Community services can cut off electricity even if you regularly pay for it

Inhabitants of a 2-room flat in Partyzanski Avenue have acquired first-hand knowledge about it recently. They were deprived of electricity regardless of the fact they had no indebtedness. It turned out electricians were making money this way.
ERB decided to find out whether the community services department had the right to do it.

The director of Minsk housing and community services department #86 Svyataslau Dzinisik says that it had probably happened because cutting off the electricity was the easiest thing to do. Then he added that it was not totally legal:

“If he pays for electricity… well it’s not actually illegal but we do not have the right to cut off electricity”.

Cutting off the electricity is the easiest thing to do”.

An employee of Minsk housing and community services department #100 says that cutting off the electricity is the last way of making people pay:

“It is a measure of struggle because all the other ways haven’t helped. We do not know what to do about them. People do not want to pay”.

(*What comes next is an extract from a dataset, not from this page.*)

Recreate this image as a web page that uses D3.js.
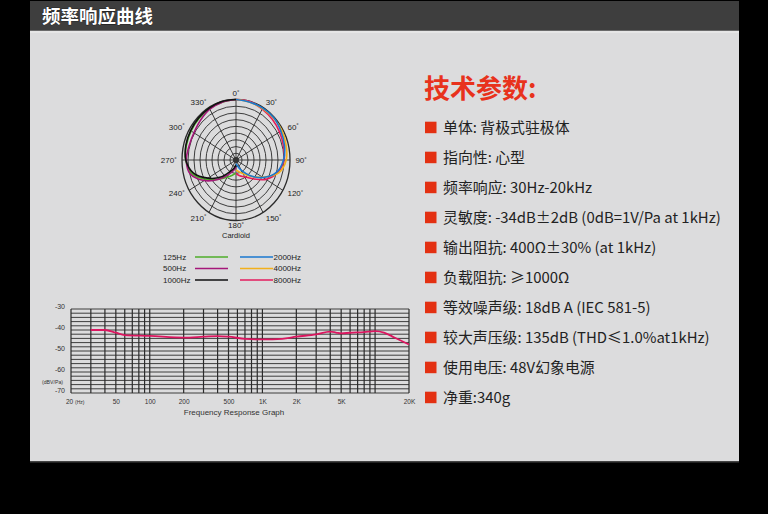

Her colleague from housing and community services department #2 responsible for the flat in Partuyzanski Avenue mentioned above says: probably the thing is electricians are paid for the number of flats they cut off electricity in.  So they just come and cut it off “indiscriminately” to make more money:

“You know, we do not have set wages… Say, an electrician makes money himself. He gets as much money as many flats he leaves without electricity”.

To return the light, the host has to pay 6 thousands for the connection. 6 thousands per flat is the electrician’s wage”.

According to community services, the sum of the indebtedness does not matter; it may be a small one. They have the right to deprive a host of community services if he has not paid for them for at least a month (according to a regulation of the Council of Ministers #1466).

Svyataslau Dzіnіsіk: “If a lodger does not pay he should be warned. It means he has not paid for at least a month. The owner of the flat has to be warned and if it does not help we can cut off communal services three days later – water, electricity, sewerage  - according to an order of the Ministry of community services”.

The director of the housing and community services department complains about the legislation and adds that they cannot cut off electricity if there are children below the age of 18 in the family… What should they do about non-payers in such a case?

“If there are minors in the family we do not have the right to cut it off. If a flat has several accounts and one inhabitants pays regularly while the other one has not paid for years there is practically nothing to do. There are some gaps in the legislation”.

Minsk housing and community services department #113 thinks that cutting off the hot water supply is the way out:

“We cut off the hot water supply if there are children”.

An employee of the housing and community services department #100 say that there is no clear regulation indicating what they can cut off:

“There is no regulation indicating what we can cut off. Regulation #1466 says that we can suspend the provision of some community services and that’s it”.

She added that electricity supply was not a community service. “But we do not cut off the electricity, we just stop maintaining the electrical control unit”, - she noted.

This is the loophole. Community services have the right to suspend the services people are not paying for. From this point of view, they did not have the right to cut off the electricity. However, they can suspend “the technical maintenance” of community services. The result is the same – people are left without electricity and their refrigerators get defrosted”.